Asset managers expect it will take four to seven years to recover the assets under management lost during the recession, according to McKinsey & Co.
Profitability will continue to decline, and firms will need to cut expenses by as much as 25% to 40%, the New York management consulting company said in research it released Wednesday. The company said this is more than twice the 10% to 15% cost reductions that asset management firms have budgeted for this year.
"More firms will need to begin fundamentally restructuring their costs," David Hunt, a senior partner at McKinsey and a co-head of its wealth and asset management practice, said. "We are in for four to seven years before assets under management catch up to where they were, but despite this, few have taken action to lower costs."
Hunt said many firms have been lulled into a false sense of safety because average assets remained "relatively high" last year before "falling off the cliff in the fourth quarter." Profits will be "off by a third or a half" this year, he said.
The study surveyed more than 100 firms that collectively manage more than $9 trillion of assets. Hunt said to "survive and thrive," asset managers must develop business as markets recover.

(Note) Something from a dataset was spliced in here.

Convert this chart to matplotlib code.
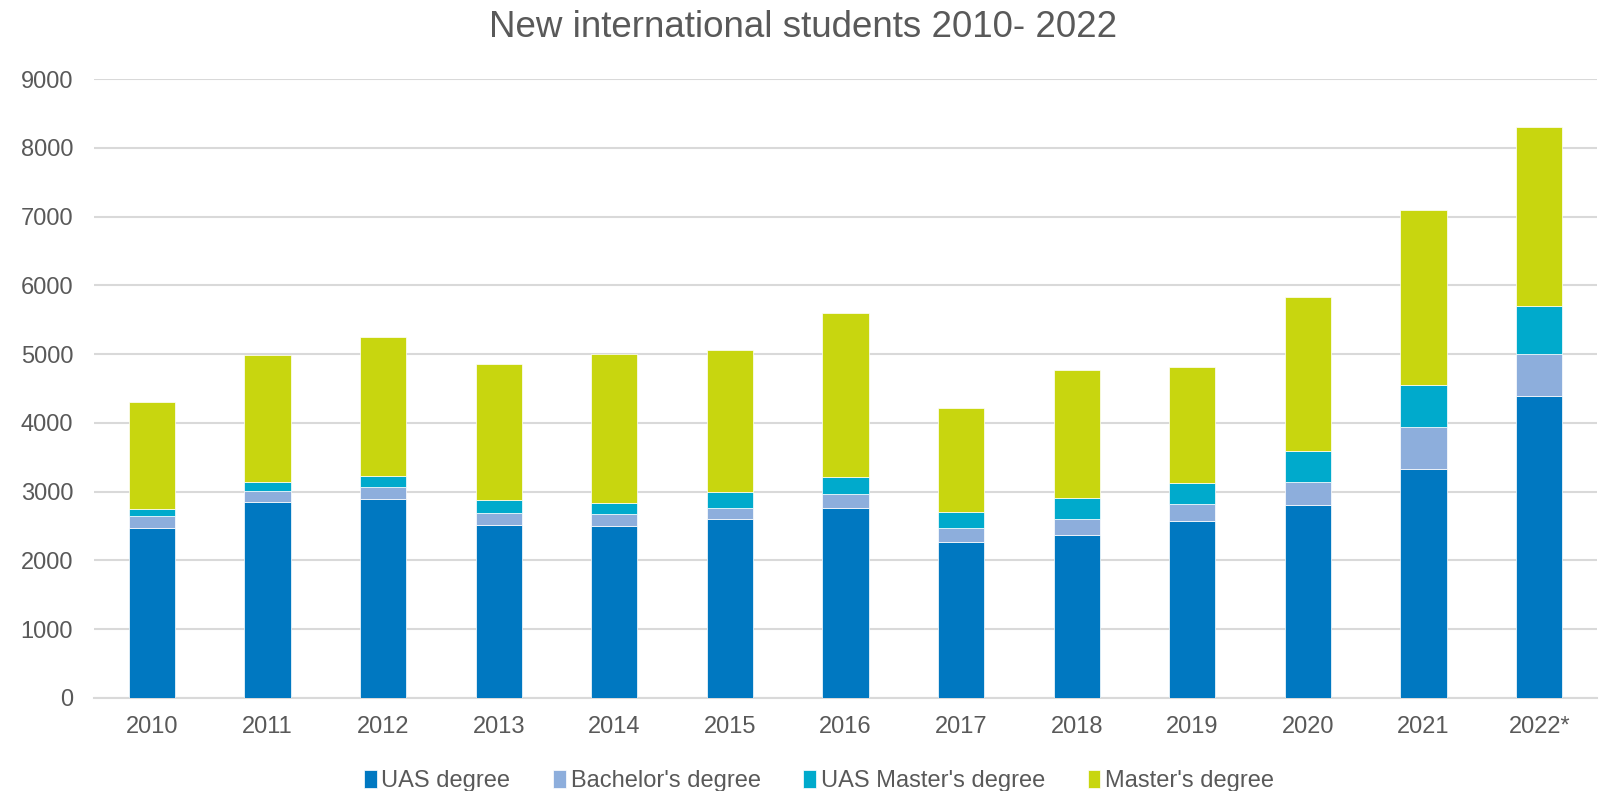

"You can't cost-cut your way to success," he said. "To separate the winners from the losers, companies will have to find ways to invest in order to capture growth."
Asset managers that use the next few years to hire and develop certain business segments could benefit down the road, Hunt said. "The good news is, we have never seen such an attractive market for talent," he said. "We had a bit of a brain drain over the past couple of years. Now, things are moving back the other way."